*** Data provided ***
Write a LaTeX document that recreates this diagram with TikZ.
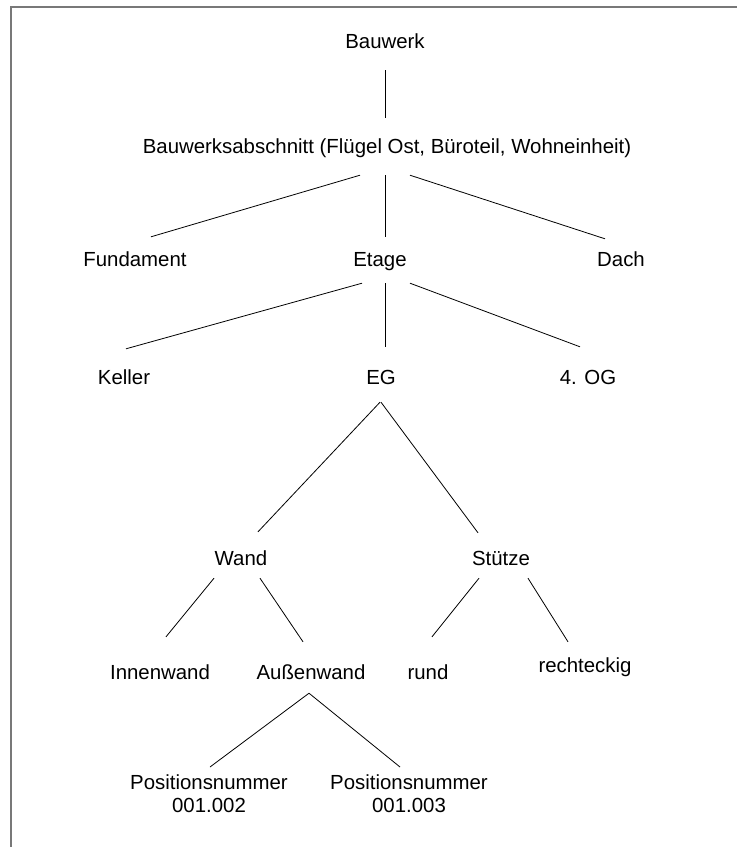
\documentclass[tikz,border=0pt]{standalone}
\usepackage{fontspec}
\setmainfont{Liberation Sans}
\definecolor{framegray}{RGB}{120,120,120}
\tikzset{
  lbl/.style={inner sep=0pt, text height=15pt, text depth=5pt, anchor=base},
  posbox/.style={inner sep=0pt, align=center, anchor=north},
  conn/.style={line width=0.8pt},
}
\begin{document}
\begin{tikzpicture}[x=1pt, y=-1pt, font=\fontsize{20.4}{23}\selectfont]
  \useasboundingbox (0,0) rectangle (737,847);
  \draw[framegray, line width=2pt] (11,847) -- (11,7) -- (737,7);

  \node[lbl] (bauwerk) at (385,48) {Bauwerk};
  \node[lbl] (abschnitt) at (387,153) {Bauwerksabschnitt (Flügel Ost, Büroteil, Wohneinheit)};
  \node[lbl] (fundament) at (135,266) {Fundament};
  \node[lbl] (etage) at (380,266) {Etage};
  \node[lbl] (dach) at (621,266) {Dach};
  \node[lbl] (keller) at (124,384) {Keller};
  \node[lbl] (eg) at (381,384) {EG};
  \node[lbl] (og) at (588,384) {4. OG};
  \node[lbl] (wand) at (241,565) {Wand};
  \node[lbl] (stuetze) at (501,565) {Stütze};
  \node[lbl] (innen) at (160,679) {Innenwand};
  \node[lbl] (aussen) at (311,679) {Außenwand};
  \node[lbl] (rund) at (428,679) {rund};
  \node[lbl] (rechteckig) at (585,672) {rechteckig};
  \node[posbox] (pos1) at (209,775) {Positionsnummer\\001.002};
  \node[posbox] (pos2) at (409,775) {Positionsnummer\\001.003};

  \draw[conn] ([yshift=-17pt]bauwerk.south) -- ([xshift=-2pt,yshift=20pt]abschnitt.north);
  \draw[conn] ([xshift=-27pt,yshift=-17pt]abschnitt.south) -- ([xshift=16pt,yshift=14pt]fundament.north);
  \draw[conn] ([xshift=-2pt,yshift=-17pt]abschnitt.south) -- ([xshift=5pt,yshift=14pt]etage.north);
  \draw[conn] ([xshift=23pt,yshift=-17pt]abschnitt.south) -- ([xshift=-16pt,yshift=12pt]dach.north);
  \draw[conn] ([xshift=-18pt,yshift=-12pt]etage.south) -- ([xshift=2pt,yshift=20pt]keller.north);
  \draw[conn] ([xshift=5pt,yshift=-12pt]etage.south) -- ([xshift=4pt,yshift=22pt]eg.north);
  \draw[conn] ([xshift=30pt,yshift=-12pt]etage.south) -- ([xshift=-8pt,yshift=22pt]og.north);
  \draw[conn] ([xshift=-1pt,yshift=-13pt]eg.south) -- ([xshift=17pt,yshift=18pt]wand.north);
  \draw[conn] ([yshift=-13pt]eg.south) -- ([xshift=-23pt,yshift=17pt]stuetze.north);
  \draw[conn] ([xshift=-27pt,yshift=-8pt]wand.south) -- ([xshift=6pt,yshift=27pt]innen.north);
  \draw[conn] ([xshift=19pt,yshift=-8pt]wand.south) -- ([xshift=-8pt,yshift=22pt]aussen.north);
  \draw[conn] ([xshift=-22pt,yshift=-8pt]stuetze.south) -- ([xshift=4pt,yshift=27pt]rund.north);
  \draw[conn] ([xshift=27pt,yshift=-8pt]stuetze.south) -- ([xshift=-17pt,yshift=15pt]rechteckig.north);
  \draw[conn] ([xshift=-2pt,yshift=-9pt]aussen.south) -- ([xshift=1pt,yshift=8pt]pos1.north);
  \draw[conn] ([xshift=-2pt,yshift=-9pt]aussen.south) -- ([xshift=-9pt,yshift=8pt]pos2.north);
\end{tikzpicture}
\end{document}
***
## Your goal:
Keep every word of the data as it is when you write it out, but drop the pictures.

## Task output:
Write a LaTeX document that recreates this diagram with TikZ.
\documentclass[tikz,border=0pt]{standalone}
\usepackage{fontspec}
\setmainfont{Liberation Sans}
\definecolor{framegray}{RGB}{120,120,120}
\tikzset{
  lbl/.style={inner sep=0pt, text height=15pt, text depth=5pt, anchor=base},
  posbox/.style={inner sep=0pt, align=center, anchor=north},
  conn/.style={line width=0.8pt},
}
\begin{document}
\begin{tikzpicture}[x=1pt, y=-1pt, font=\fontsize{20.4}{23}\selectfont]
  \useasboundingbox (0,0) rectangle (737,847);
  \draw[framegray, line width=2pt] (11,847) -- (11,7) -- (737,7);

  \node[lbl] (bauwerk) at (385,48) {Bauwerk};
  \node[lbl] (abschnitt) at (387,153) {Bauwerksabschnitt (Flügel Ost, Büroteil, Wohneinheit)};
  \node[lbl] (fundament) at (135,266) {Fundament};
  \node[lbl] (etage) at (380,266) {Etage};
  \node[lbl] (dach) at (621,266) {Dach};
  \node[lbl] (keller) at (124,384) {Keller};
  \node[lbl] (eg) at (381,384) {EG};
  \node[lbl] (og) at (588,384) {4. OG};
  \node[lbl] (wand) at (241,565) {Wand};
  \node[lbl] (stuetze) at (501,565) {Stütze};
  \node[lbl] (innen) at (160,679) {Innenwand};
  \node[lbl] (aussen) at (311,679) {Außenwand};
  \node[lbl] (rund) at (428,679) {rund};
  \node[lbl] (rechteckig) at (585,672) {rechteckig};
  \node[posbox] (pos1) at (209,775) {Positionsnummer\\001.002};
  \node[posbox] (pos2) at (409,775) {Positionsnummer\\001.003};

  \draw[conn] ([yshift=-17pt]bauwerk.south) -- ([xshift=-2pt,yshift=20pt]abschnitt.north);
  \draw[conn] ([xshift=-27pt,yshift=-17pt]abschnitt.south) -- ([xshift=16pt,yshift=14pt]fundament.north);
  \draw[conn] ([xshift=-2pt,yshift=-17pt]abschnitt.south) -- ([xshift=5pt,yshift=14pt]etage.north);
  \draw[conn] ([xshift=23pt,yshift=-17pt]abschnitt.south) -- ([xshift=-16pt,yshift=12pt]dach.north);
  \draw[conn] ([xshift=-18pt,yshift=-12pt]etage.south) -- ([xshift=2pt,yshift=20pt]keller.north);
  \draw[conn] ([xshift=5pt,yshift=-12pt]etage.south) -- ([xshift=4pt,yshift=22pt]eg.north);
  \draw[conn] ([xshift=30pt,yshift=-12pt]etage.south) -- ([xshift=-8pt,yshift=22pt]og.north);
  \draw[conn] ([xshift=-1pt,yshift=-13pt]eg.south) -- ([xshift=17pt,yshift=18pt]wand.north);
  \draw[conn] ([yshift=-13pt]eg.south) -- ([xshift=-23pt,yshift=17pt]stuetze.north);
  \draw[conn] ([xshift=-27pt,yshift=-8pt]wand.south) -- ([xshift=6pt,yshift=27pt]innen.north);
  \draw[conn] ([xshift=19pt,yshift=-8pt]wand.south) -- ([xshift=-8pt,yshift=22pt]aussen.north);
  \draw[conn] ([xshift=-22pt,yshift=-8pt]stuetze.south) -- ([xshift=4pt,yshift=27pt]rund.north);
  \draw[conn] ([xshift=27pt,yshift=-8pt]stuetze.south) -- ([xshift=-17pt,yshift=15pt]rechteckig.north);
  \draw[conn] ([xshift=-2pt,yshift=-9pt]aussen.south) -- ([xshift=1pt,yshift=8pt]pos1.north);
  \draw[conn] ([xshift=-2pt,yshift=-9pt]aussen.south) -- ([xshift=-9pt,yshift=8pt]pos2.north);
\end{tikzpicture}
\end{document}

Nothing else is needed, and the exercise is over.